A celebration of society’s invisible people is being hosted by the Fort Wayne Museum of Art, life size charcoal drawings of San Francisco’s homeless people by artist Joel Daniel Phillips who finds in his subjects a dignity the rich and powerful might envy. Phillips lives in San Francisco’s
notorious Tenderloin District, engages the homeless on its streets, photographs them and recreates their likeness in his studio. And we shouldn’t be surprised by what he finds. This is Clarence, bent but not broken, he walks with a cane, his weathered hands and face a road map of a hard life. Tinesha and Brian are a couple who found each other on the street. A sweet innocence in her face, a guarded defiance in his, they cling to each other for the comfort all humans require. And Victoria, cheerful and sassy, no trace of bitterness on her face from what life has handed her.
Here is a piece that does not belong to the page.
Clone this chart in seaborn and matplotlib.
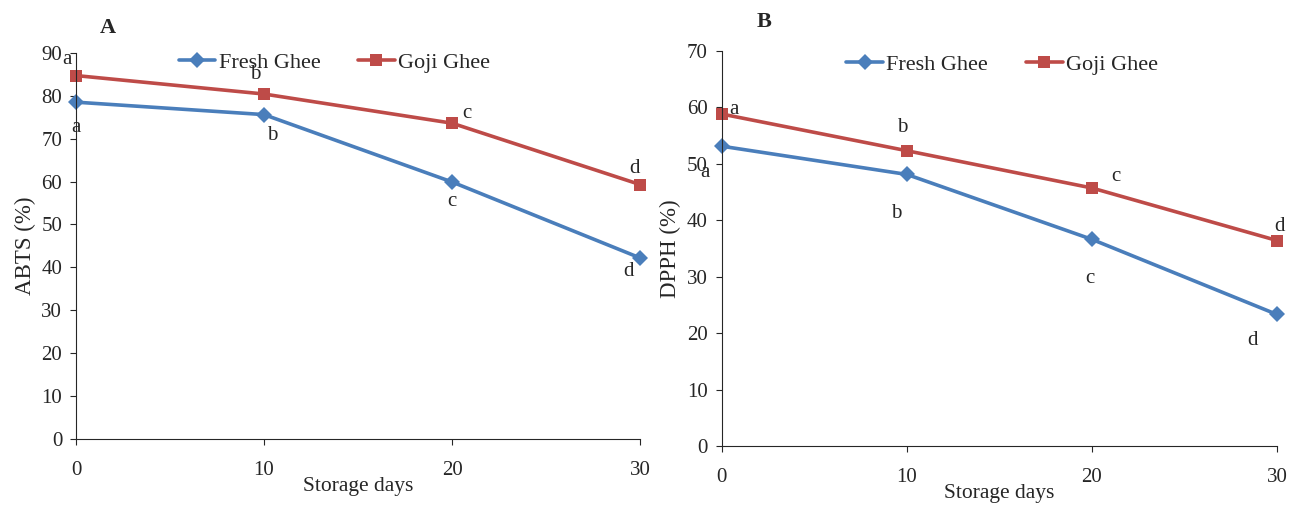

“These people all look very interesting I’d like to talk with them,” says visitor Ron Kysiak. “If nothing else I’m going to look more closely at these people when I see them.” ‘This exhibit has changed you?’ we ask. “That’s part of what art’s about. It’s supposed to change you otherwise it’s not really art.”
Joel Daniel Phillips has done for us what we refuse to do for ourselves, peer down at the bottom of the social ladder and found those staring back to be just like us getting by as best they can. Sadly it’s doubtful our attitude toward the homeless will change anytime soon. That will likely be left to another generation.